The towel clothes in the Grainger Museum are one of the highlights of the Costume Collection. Numbering 26 individual pieces or outfit, the towel clothes represent the Graingers’ innovative ideas and creativity in dress. Percy Grainger wrote about the towel clothes for the display in his Museum in the following terms:
“Towel clothes made by Rose Grainger, Percy Grainger and Ella Grainger.
The artist is not (as so many so called “inartistic” people seem to like to believe) a being supernaturally gifted with skill for some branch of art. To sing, make music, paint, draw, carve and dance is natural to all humanity, and it is only a lopsided civilisation, made on “specialisation”, that scares the “tame cats” of humanity into abandoning their natural right to an allround manysided life. The artist-type is not quite so tam-cat-like and more easily avoids what Tennyson called “the falsehood of extremes”. So the artist tries to keep the balance between normality and the slavish modes and crazes of the moment. In a licentious age he is a puritan; in a puritanical age he is a hedonist; in a dirty age he strives to be clean; in a drab age he is colour-seeking.
My mother was devoted to Lafcadio Hearn’s stories of Japan and she worshipped many aspects of Japanese civilisation – for instance its cleanliness. And she and I often discussed the filthiness of European clothes: men’s coast in which the sweat of years is allowed to gather, our shoes that bring the dirt of the streets into our homes. And around 1910 (after we both had been fired by the beauty of Maori and South Sea island clothes and fabrics seen in museum in New Zealand and Australia) my mother mooted the idea of clothes made of Turkish towels – cool in summer, warm in the winter, and washable at all times. I leaped at the idea, seeing therein a chance to return to something comparable with the garish brilliance of the “skyblue and scarlet” garments of our Saxon and Scandinavian forefathers. I resented very much that the darkness and dullness of more southerly European fashions (after the Norman Conquest) had ousted the bright colourfulness natural to the north of Europe (think of the clothes made of bird’s feathers described in Lady Gregory’s translations of old Irish Tales). The result of my mother’s and my teamwork is the field of towel-clothing is seen in [this Grainger Museum display].

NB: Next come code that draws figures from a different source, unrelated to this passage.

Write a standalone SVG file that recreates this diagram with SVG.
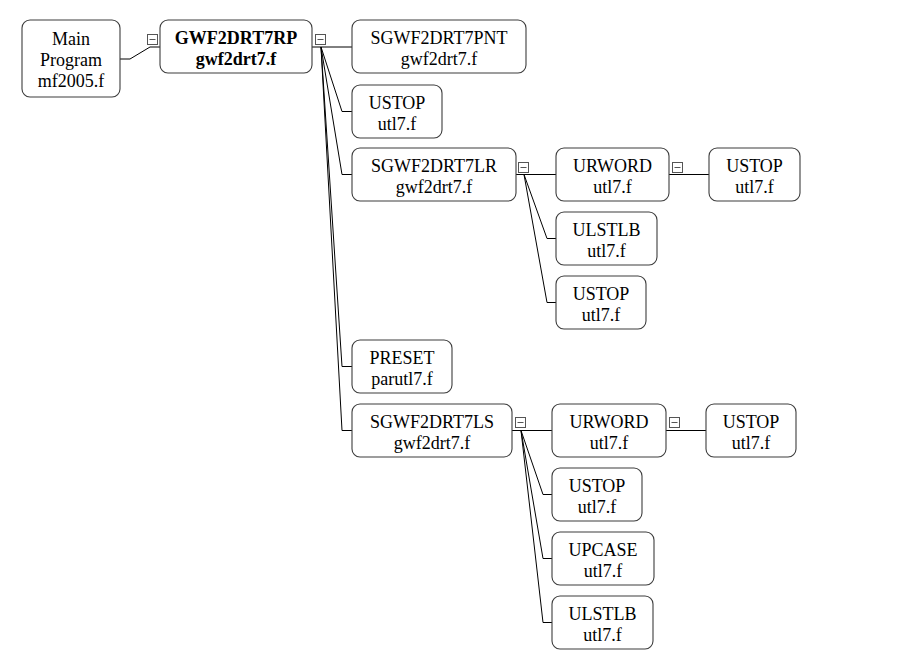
<svg xmlns="http://www.w3.org/2000/svg" width="900" height="670" viewBox="0 0 900 670">
<style>
.n rect{fill:#fff;stroke:#3c3c3c;stroke-width:1.1}
.n text{fill:#000;text-anchor:middle;font-family:'Liberation Serif','Times New Roman',serif;font-size:18px}
.b text{font-weight:bold}
.c path{fill:none;stroke:#000;stroke-width:1}
.t rect{fill:#fff;stroke:#555;stroke-width:1}
.t path{stroke:#555;stroke-width:1;fill:none}
</style>
<rect width="900" height="670" fill="#fff"/>
<g id="connectors" class="c">
<path d="M120,59 H130 L150,47 H160"/>
<path d="M312,47 H352"/>
<path d="M321,47 L342,111.5 H352"/>
<path d="M321,47 L342,174.5 H352"/>
<path d="M321,47 L342,366.5 H352"/>
<path d="M321,47 L342,430.5 H352"/>
<path d="M516,174.5 H556"/>
<path d="M524,174.5 L547,238.5 H556"/>
<path d="M524,174.5 L547,302.5 H556"/>
<path d="M669,174.5 H709"/>
<path d="M512,430.5 H552"/>
<path d="M521,430.5 L543,494.5 H552"/>
<path d="M521,430.5 L543,558.5 H552"/>
<path d="M521,430.5 L543,622.5 H552"/>
<path d="M666,430.5 H706"/>
</g>
<g id="toggles" class="t">
<rect x="147.5" y="34.5" width="10" height="10"/><path d="M149.5,39.5 H155.5"/>
<rect x="315.5" y="34.5" width="10" height="10"/><path d="M317.5,39.5 H323.5"/>
<rect x="518.5" y="162.5" width="10" height="10"/><path d="M520.5,167.5 H526.5"/>
<rect x="672.5" y="162.5" width="10" height="10"/><path d="M674.5,167.5 H680.5"/>
<rect x="515.5" y="417.5" width="10" height="10"/><path d="M517.5,422.5 H523.5"/>
<rect x="669.5" y="417.5" width="10" height="10"/><path d="M671.5,422.5 H677.5"/>
</g>
<g id="main" class="n"><rect x="22" y="20" width="98" height="77" rx="8"/><text x="71" y="45">Main</text><text x="71" y="66">Program</text><text x="71" y="87">mf2005.f</text></g>
<g id="gwf2drt7rp" class="n b"><rect x="160" y="20" width="152" height="53" rx="8"/><text x="236" y="44">GWF2DRT7RP</text><text x="236" y="65">gwf2drt7.f</text></g>
<g id="sgwf2drt7pnt" class="n"><rect x="352" y="20" width="174" height="53" rx="8"/><text x="439" y="44">SGWF2DRT7PNT</text><text x="439" y="65">gwf2drt7.f</text></g>
<g id="ustop1" class="n"><rect x="352" y="85" width="90" height="53" rx="8"/><text x="397" y="109">USTOP</text><text x="397" y="130">utl7.f</text></g>
<g id="sgwf2drt7lr" class="n"><rect x="352" y="148" width="164" height="53" rx="8"/><text x="434" y="172">SGWF2DRT7LR</text><text x="434" y="193">gwf2drt7.f</text></g>
<g id="lr_urword" class="n"><rect x="556" y="148" width="113" height="53" rx="8"/><text x="612.5" y="172">URWORD</text><text x="612.5" y="193">utl7.f</text></g>
<g id="lr_urword_ustop" class="n"><rect x="709" y="148" width="91" height="53" rx="8"/><text x="754.5" y="172">USTOP</text><text x="754.5" y="193">utl7.f</text></g>
<g id="lr_ulstlb" class="n"><rect x="556" y="212" width="101" height="53" rx="8"/><text x="606.5" y="236">ULSTLB</text><text x="606.5" y="257">utl7.f</text></g>
<g id="lr_ustop" class="n"><rect x="556" y="276" width="90" height="53" rx="8"/><text x="601" y="300">USTOP</text><text x="601" y="321">utl7.f</text></g>
<g id="preset" class="n"><rect x="352" y="340" width="100" height="53" rx="8"/><text x="402" y="364">PRESET</text><text x="402" y="385">parutl7.f</text></g>
<g id="sgwf2drt7ls" class="n"><rect x="352" y="404" width="160" height="53" rx="8"/><text x="432" y="428">SGWF2DRT7LS</text><text x="432" y="449">gwf2drt7.f</text></g>
<g id="ls_urword" class="n"><rect x="552" y="404" width="114" height="53" rx="8"/><text x="609" y="428">URWORD</text><text x="609" y="449">utl7.f</text></g>
<g id="ls_urword_ustop" class="n"><rect x="706" y="404" width="90" height="53" rx="8"/><text x="751" y="428">USTOP</text><text x="751" y="449">utl7.f</text></g>
<g id="ls_ustop" class="n"><rect x="552" y="468" width="90" height="53" rx="8"/><text x="597" y="492">USTOP</text><text x="597" y="513">utl7.f</text></g>
<g id="ls_upcase" class="n"><rect x="552" y="532" width="102" height="53" rx="8"/><text x="603" y="556">UPCASE</text><text x="603" y="577">utl7.f</text></g>
<g id="ls_ulstlb" class="n"><rect x="552" y="596" width="101" height="53" rx="8"/><text x="602.5" y="620">ULSTLB</text><text x="602.5" y="641">utl7.f</text></g>
</svg>
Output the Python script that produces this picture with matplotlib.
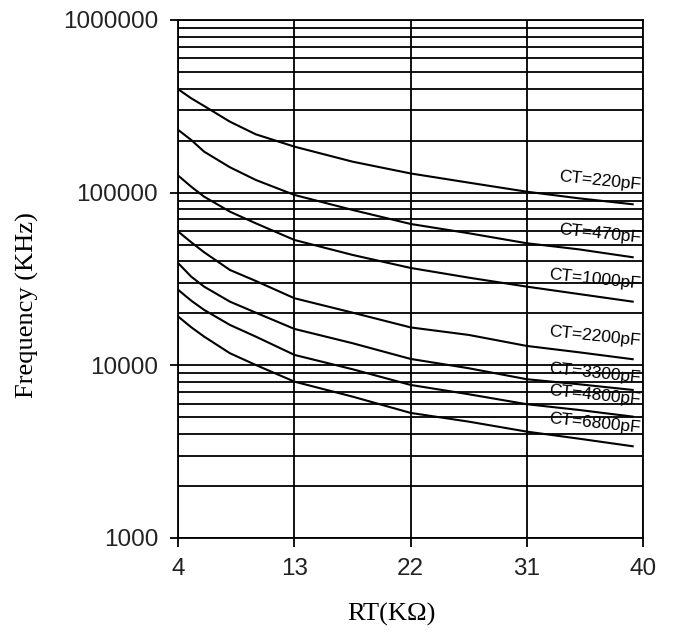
import matplotlib
matplotlib.use("Agg")
import matplotlib.pyplot as plt
from matplotlib.ticker import LogLocator, FixedLocator, FuncFormatter, NullFormatter

# ---- data ----
rt = [4, 5, 6, 8, 10, 13, 17.5, 22, 26.5, 31, 35, 39.2]
ct220 = [396800, 352000, 317700, 257700, 217800, 184700, 151200, 129200, 114300, 101300, 92800, 85660]
ct470 = [230700, 201900, 172800, 140300, 118500, 97000, 79400, 65880, 58210, 50930, 46990, 42270]
ct1000 = [125400, 108300, 94800, 77620, 66470, 53200, 43590, 36640, 32200, 28560, 25900, 23380]
ct2200 = [59450, 51630, 45180, 35670, 30810, 24460, 20190, 16580, 15000, 12950, 11910, 10850]
ct3300 = [39000, 32630, 28560, 23380, 20190, 16250, 13430, 10890, 9620, 8308, 7774, 7204]
ct4800 = [27330, 23690, 20940, 17140, 14670, 11490, 9490, 7700, 6800, 5954, 5520, 5047]
ct6800 = [19140, 16620, 14670, 11750, 10050, 8045, 6588, 5302, 4720, 4131, 3764, 3399]
series = [ct220, ct470, ct1000, ct2200, ct3300, ct4800, ct6800]
labels = ["CT=220pF", "CT=470pF", "CT=1000pF", "CT=2200pF", "CT=3300pF", "CT=4800pF", "CT=6800pF"]
x_ticks = [4, 13, 22, 31, 40]
y_ticks = [1000, 10000, 100000, 1000000]

# ---- style ----
label_factor = [1.29, 1.29, 1.26, 1.27, 1.17, 1.25, 1.28]
lw = 1.3

fig = plt.figure(figsize=(6.74, 6.37), dpi=100)
ax = fig.add_axes([178.3 / 674, 1 - 538 / 637, (643 - 178.3) / 674, 518 / 637])

for vals in series:
    ax.plot(rt, vals, color="black", lw=1.5, solid_joinstyle="round")

ax.set_yscale("log")
ax.set_xlim(4, 40)
ax.set_ylim(1000, 1000000)
ax.xaxis.set_major_locator(FixedLocator(x_ticks))
ax.yaxis.set_major_locator(FixedLocator(y_ticks))
ax.yaxis.set_minor_locator(LogLocator(base=10, subs=[2, 3, 4, 5, 6, 7, 8, 9]))
ax.yaxis.set_major_formatter(FuncFormatter(lambda v, p: f"{int(round(v))}"))
ax.yaxis.set_minor_formatter(NullFormatter())

ax.grid(True, which="both", axis="y", color="black", lw=lw)
ax.grid(True, which="major", axis="x", color="black", lw=lw)
ax.set_axisbelow(False)
for s in ax.spines.values():
    s.set_linewidth(lw)
    s.set_color("black")

ax.tick_params(axis="y", which="major", direction="out", length=6, width=lw, pad=8.5,
               labelsize=17.5, labelcolor="#222222")
ax.tick_params(axis="y", which="minor", length=0)
ax.tick_params(axis="x", which="major", direction="out", length=6.5, width=lw, pad=8,
               labelsize=17.5, labelcolor="#222222")
for t in ax.get_xticklabels() + ax.get_yticklabels():
    t.set_fontfamily("Liberation Sans")

ax.set_xlabel("RT(KΩ)", fontsize=19, fontfamily="Liberation Serif")
ax.xaxis.set_label_coords(0.459, -0.125)
ax.set_ylabel("Frequency (KHz)", fontsize=19, fontfamily="Liberation Serif", va="center")
ax.yaxis.set_label_coords(-0.325, 0.45)

for vals, lab, f in zip(series, labels, label_factor):
    ax.text(39.8, vals[-1] * f, lab, ha="right", va="center", fontsize=12.5,
            fontfamily="Liberation Sans", rotation=-6, rotation_mode="anchor")

fig.savefig("out.png", dpi=100)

Between 1910 and 1914 I wore these clothes while giving many of my lessons in London and continually during my composing holiday in Denmark. In 1932 and 1933 my wife and I took up again this idea of clothing made of towelling and when in Australia in 1934 and 1935 we were amazed by the beauty of the bath towels on sale in Australia – some imported from England, Chekoslovakia [sic] and America, but most of them (and amont them the most beautiful ones) manufactured in Australia. Here was a chance to show what could be done with the beauty born of machinery – a beauty as rich and subtle, in its own way, as anything made by hand or loom. The problem was to use the towels with as little cutting and swing as possible, and in this skill my wife shone.”